Mehmet Tezkan filancanın açığını yakaladı.

Memet Tezkan “yandaşlara” çok pis çaktı

Mehmet Tezkan Dumanlı’yla kafa buldu.

Herhalde “kurtluğunu” bu “çakma ve kafa bulma” başarısından alıyor.

Ben izindeyken, Salih Memecan’ın başında bulunduğu “Medya Derneği”ne çakmış.

Medya Derneği’nin suçu, Deniz Feneri sanıklarını cezaevinde ziyaret etmiş olması.

Buyuruyor ki (özetle) Tezkan: “Ergenekon sanıklarını neden ziyaret etmiyorsunuz. Bu ayrımcılık değil mi? Ne demek yani, bundan sonra Bizim gazeteciler örgütü, sizin gazeteciler örgütü mü olacak?”

Haklısın da muhterem, “bizim gazeteciler örgütü” gerçekliğini ortaya çıkaran, biraz da sizin gazeteciler örgütü anlayışı değil midir?
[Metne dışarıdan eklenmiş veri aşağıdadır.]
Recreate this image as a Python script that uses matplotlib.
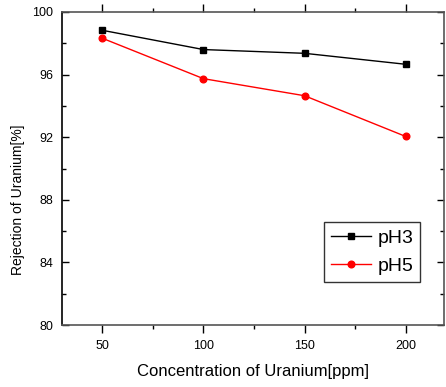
import numpy as np
import matplotlib.pyplot as plt
from matplotlib.ticker import MultipleLocator

# data
conc = [50, 100, 150, 200]
ph3 = [98.83, 97.60, 97.36, 96.66]
ph5 = [98.32, 95.74, 94.65, 92.05]

plt.rcParams['font.family'] = ['Liberation Sans', 'DejaVu Sans']

fig = plt.figure(figsize=(4.46, 3.87), dpi=100)
ax = fig.add_axes([62 / 446, 1 - 325 / 387, (444 - 62) / 446, (325 - 12) / 387])

ax.plot(conc, ph3, color='black', lw=1.0, marker='s', ms=5, label='pH3')
ax.plot(conc, ph5, color='red', lw=1.0, marker='o', ms=4.8, label='pH5')

ax.set_xlim(30, 219)
ax.set_ylim(80, 100)
ax.xaxis.set_major_locator(MultipleLocator(50))
ax.xaxis.set_minor_locator(MultipleLocator(25))
ax.yaxis.set_major_locator(MultipleLocator(4))
ax.yaxis.set_minor_locator(MultipleLocator(2))

ax.tick_params(axis='x', which='both', direction='out', top=True, labelsize=9, pad=4.5)
ax.tick_params(axis='x', which='major', length=6, width=1)
ax.tick_params(axis='x', which='minor', length=3, width=1)
ax.tick_params(axis='y', which='both', direction='in', right=True, labelsize=9, pad=6.5)
ax.tick_params(axis='y', which='major', length=5, width=1)
ax.tick_params(axis='y', which='minor', length=3, width=1)

for s in ['bottom', 'top', 'right']:
    ax.spines[s].set_color('#555555')
    ax.spines[s].set_linewidth(1.2)
ax.spines['left'].set_color('black')
ax.spines['left'].set_linewidth(1.2)

ax.set_xlabel('Concentration of Uranium[ppm]', fontsize=12, labelpad=9)
ax.set_ylabel('Rejection of Uranium[%]', fontsize=10)
ax.yaxis.set_label_coords(-0.097, 0.40)

leg = ax.legend(loc='lower right', bbox_to_anchor=(420 / 446, 1 - 282 / 387),
                bbox_transform=fig.transFigure, borderaxespad=0, fontsize=14,
                frameon=True, fancybox=False, edgecolor='black', handlelength=2.1,
                borderpad=0.35, labelspacing=0.55, handletextpad=0.3)
leg.get_frame().set_linewidth(1.0)

fig.savefig('out.png', dpi=100)
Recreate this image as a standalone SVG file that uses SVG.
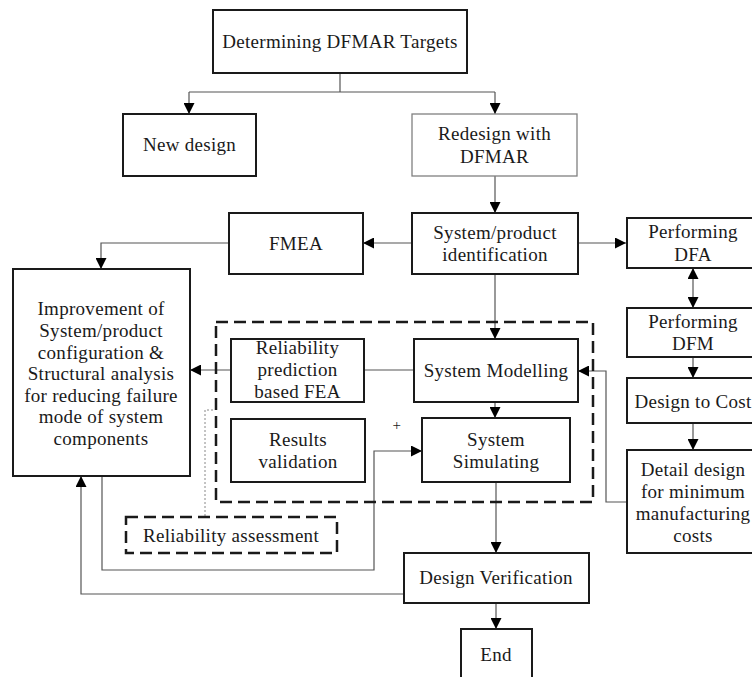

Sizin gazeteciler örgütünüz, cemiyetinden konseyine, sendikasından odasına, Ergenekon sanığı olmayan hangi gazetecinin derdiyle dertlendi? Kendilerine “yandaş” denilen hangi meslektaşı “gazeteci” yerine koydu ve bol keseden dağıtılan ödüllerden bugüne kadar kaçını yararlandırdı?

Darbeye asker yazılmak sizde... Bkz. 28 Şubat.

Karargâha hat kurmak sizde... Bkz. Andıç haberleri...

Yalan haberi ödüllendirmek sizde. Bkz. Özdemir İnce’nin haberi...

İdeolojik kayırmacılık sizde... Bkz. Gazeteciler Cemiyeti ve Basın Konseyi’nin faaliyet geçmişi.

İdeolojik taltif mekanizması sizde... Bkz. Bugüne kadar dağıttığınız bütün meslek ve başarı ödülleri.

Mahalleye adam sokmamak sizde... Bkz. “Kurtarılmış” gazetecilik örgütlerinin “idari” yapıları...

Madem kurt gazetecisin, biraz da bunları yaz.

Sonra gel, Salih Memecan’ın icabına birlikte bakalım.